El fotógrafo serpenteó el paseo marítimo entre el rugir acompasado de las olas y las caricias del viento y llegó a un estadio entre un aroma de eucaliptos. Franqueó la puerta de prensa y recogió la acreditación. Se enfundó un peto entre un bullicio de gente con prisas, trípodes que parecían andar solos, luces de flashes dispuestas a iluminar un nuevo milagro y voces de saludos efusivos.
Fue engullido por largos y estrechos pasillos hasta salir al túnel de vestuarios. Subió los peldaños que accedían a la cancha mientras aumentaba el número de pulsaciones de su corazón. Abrió un sobre con una misión que le había sido asignada. Leyó su contenido y no movió ningún músculo. Había sido enviado allí para hacer un reportaje difícil: el arte en el campo más antiguo del fútbol profesional en España.
Lanzó unas primeras fotografías y recorrió las bandas cabizbajo para estudiar las posibilidades del campo. Pensaba que aquello era imposible. Vio cómo las diferentes personas que forman parte del espectáculo iban tomando posiciones. Se situó tras la portería del fondo norte. Se sentó en el suelo y preparó el equipo. Hizo más instantáneas durante el primer cuarto de hora de la primera parte.
En un mal paso, el fotógrafo resbaló y cayó al suelo. Temió haber roto la cámara y rápidamente comprobó que conservaba las fotos lanzadas. Descubrió que el brazo izquierdo de la estatua de la mujer le hacía un gesto para que cerrara los ojos. Por un instante todo se detuvo y se llenó de magia. Al volver a abrirlos muy lentamente, en un contrafundido, la cancha había tomado otro aspecto al haber sido conectada la luz artificial. Aparecía un nuevo mundo de colores y contrastes que le hizo sentarse en los fosos, subir a las gradas, tirarse en plancha a ras de suelo, colocar la cámara detrás de las porterías...

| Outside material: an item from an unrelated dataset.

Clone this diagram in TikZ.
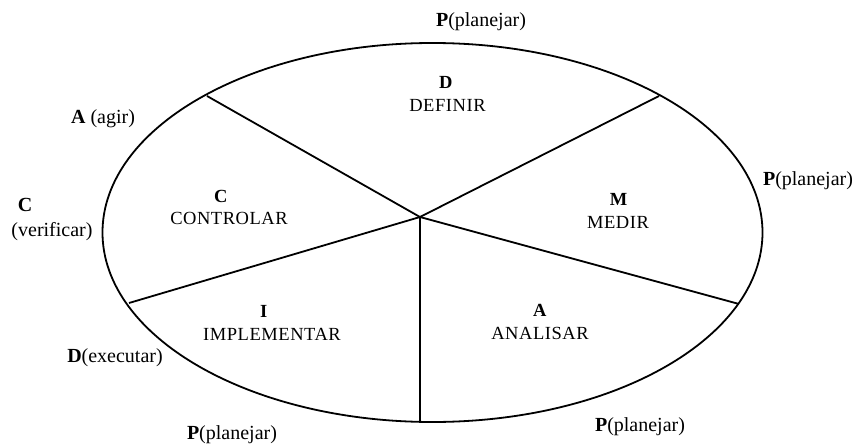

Ante la cámara digital El Molinón era ahora un museo especial y el partido un encuentro romántico con las bellas artes. Era el cuadro de una playa donde el rojo y el blanco iluminaban de ilusión un césped de colores verde y azul y la arena gris de las gradas mientras las gaviotas sobrevolaban en círculos.
Captaba estatuas fluidas. Fijaba paradas, remates, regates, fintas... mientras los jugadores y el partido seguían en su imparable discurrir. Detenía en el tiempo infantiles sonrisas ilusionadas, bocas abiertas y miradas de agua que ya no correspondían a escolares sino a futuros atletas.
Disfrutaba de la percusión de silbidos y palmas, de la sinfonía del picar de la pelota, de los ruidos contrapuestos de arrastres de botas, gritos de entrenadores o relatos periodísticos apasionados hasta estallar al unísono en una ola de fantasía envuelta en rugidos de ges, cimbreos de oes alargadas y eles en cascada cuando marcó el Sporting.
Notaba la gimnasia de las palabras en busca de expresiones populares, de esfuerzos de imaginación para conseguir una alquimia de los estados de ánimo. Estaba ante un juego de ingenio y de creación literaria para narrar la lucha por hacer realidad los sueños, para cantar que lo mejor está siempre por ser conquistado.
Gracias a aquella intervención de la estatua descubrió la arquitectura apacible del estadio y su capacidad para esparcir felicidad y crear nuevos sentidos. Comprendió que el fútbol es un bello arte en movimiento en el que los zapatos de la fantasía rematan desde la grada, los corazones unidos realizan parábolas junto al balón, los sentimientos corren la banda para buscar un contagioso estado de euforia y gratitud, las emociones hacen paredes de color esperanza para salvar tiempos de necesidad.
Posteriormente, cubrió el bullicio de la rueda de prensa entre crónicas realizadas al vuelo, relatos por teléfonos móviles, noticias rápidas saliendo con urgencia para diseminarse desde Internet, más fotos, imágenes de televisión... El fotógrafo entregó el peto y recogió el material. Salió feliz del estadio entre una riada de gentes porque ya tenía el reportaje de la misión que le había sido encomendada.
Volvió a pasar entre los eucaliptos, a ser abrazado por el viento. Se acercó a la estatua que le había sugerido ese punto de vista tras su caída. Con ternura, rodeó su cuello con una bufanda rojiblanca, agarró su mano izquierda y besó con suavidad sus labios de bronce. Un tintineo de lágrimas era su agradecimiento por abrigarle el corazón en aquella misión. Aquel lugar se convirtió para el fotógrafo en un puerto del que zarpar con nuevas energías.